Camacho anunciou a radicalização das paralisações, com fechamento de fronteiras e tomada de instituições públicas e bancárias ainda em operação; e indicou que junto com a população levaria uma carta de renúncia, preparada para ser assinada no Palácio do Governo.
Desde o início dos protestos, de maneira estratégica, o governo de Morales se organiza, comprando e mobilizando seus aliados. Na última terça-feira, concentrou em La Paz 5 mil produtores de coca, trazidos numa caravana de ônibus de Chapare, com o objetivo de reforçar a vigília e proteção da sede presidencial, bem como conter violentamente os manifestantes de La Paz, impedindo a anunciada entrega da carta de renúncia encabeçada por Camacho.
Camacho não conseguiu sair do aeroporto de El Alto. A noite de terça-feira se concluiu com enfrentamentos violentos entre os grupos mobilizados do MAS, em estado de ebriedade, e manifestantes em defesa do voto popular, que marcharam indignados devido ao que aconteceu com Camacho. Muitas cópias da carta de renúncia foram distribuídas pelas ruas.
A polícia, que estava relativamente do lado do povo, atuou em defesa dos grupos masistas, lançou gás em estudantes, médicos e trabalhadores, e usou caminhões para os conter. Evo Morales comprou parte do corpo militar com o que se denominou nos meios de comunicação de “bônus de lealdade”, um depósito de 3 mil bolivianos (moeda local), evitando que os efetivos militares se rebelassem contra o governo e os abastecendo de alimento nos dias de conflito.
Hoje, quarta-feira, 6 de novembro, durante o dia, circularam notícias nos meios de comunicação, redes sociais e whatsapp, sobre a nova tentativa de Camacho de chegar em La Paz, com respaldo de manifestantes, e o compromisso do governo de não restringir a liberdade do líder num aeroporto internacional. Enquanto escrevo estas linhas, paro para ver vídeos e mensagens:
Vídeo: em Cochabamba capturaram militantes do MAS que mataram a pauladas um manifestante, deixaram que fossem atendidos por médicos (porque estavam feridos) e os encaminharam para a polícia. Calculo que deve haver 3 mortos, senão mais, e que as cifras de 140 feridos no último relatório oficial estão subestimadas.

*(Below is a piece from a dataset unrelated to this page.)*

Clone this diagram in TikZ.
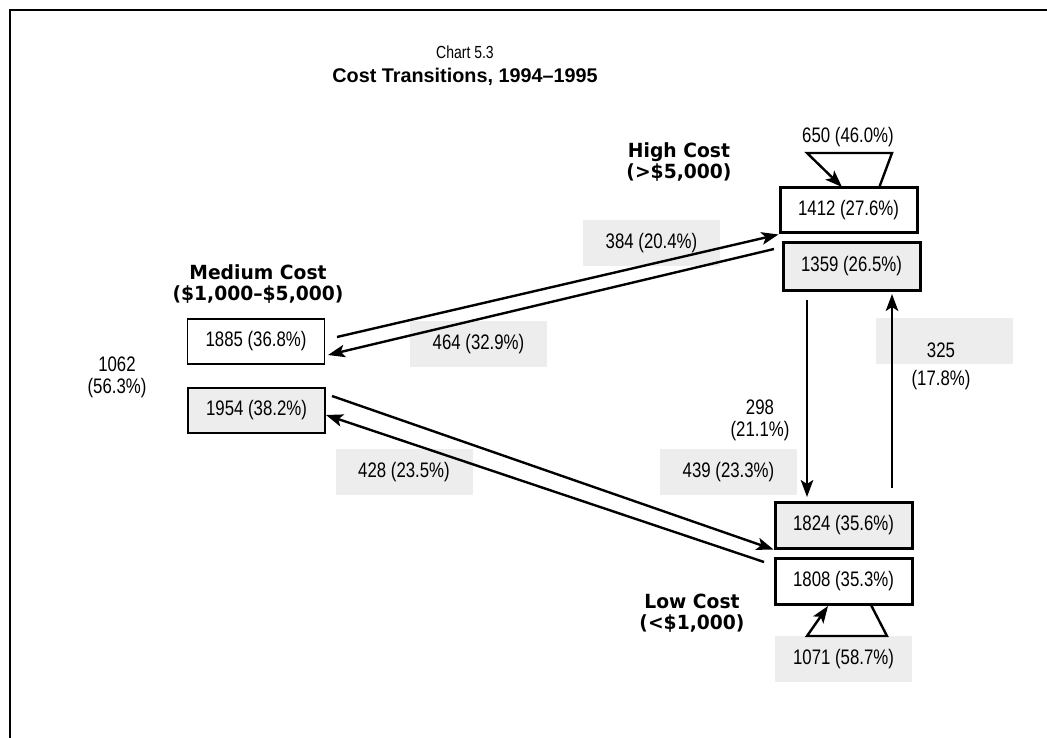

Vídeo: policiais antimotins, UTOP, de Oruro, se rebelaram contra sua própria instituição e não vão reprimir o povo, sob risco de serem presos, como sucedeu com seus companheiros de Cochabamba. É genuíno? Fazem-no porque os manifestantes os ultrapassam em número? Circulam também vídeos de tomadas de instituições por parte dos manifestantes.
Mensagem: acaba de me escrever uma amiga de La Paz; diz que manifestar-se está cada vez mais inseguro… Masistas bêbados, policiais antimotins, uso de dinamites… Ela sente que vive num mundo surreal; o cerco do campo contra as cidades foi substituído por uma invasão violenta; enquanto os olhos estão voltados a Camacho, a população sangra nas ruas. Nossos líderes de oposição estão fazendo alianças contundentes com os sindicatos, ou só ocorre o que é oficial?
Está no ar uma sensação de que ocorrem muitas coisas, mas nada que seja determinante. A resistência popular não está sendo conduzida a nenhum lado, e em meio ao impasse político burguês surgem a violência e o esgotamento. Não obstante, também é iminente uma possível insurreição social. Mas como e para onde, se os caminhos não estão claros a ninguém?
Da minha janela, em Santa Cruz, escuto um grupo de mulheres orando pela Bolívia, uma voz forte num megafone e um coral que lhe apoia. Estão recorrendo a todas as instâncias para tentar recuperar a ilusão de uma democracia… mas isso também se esgotará.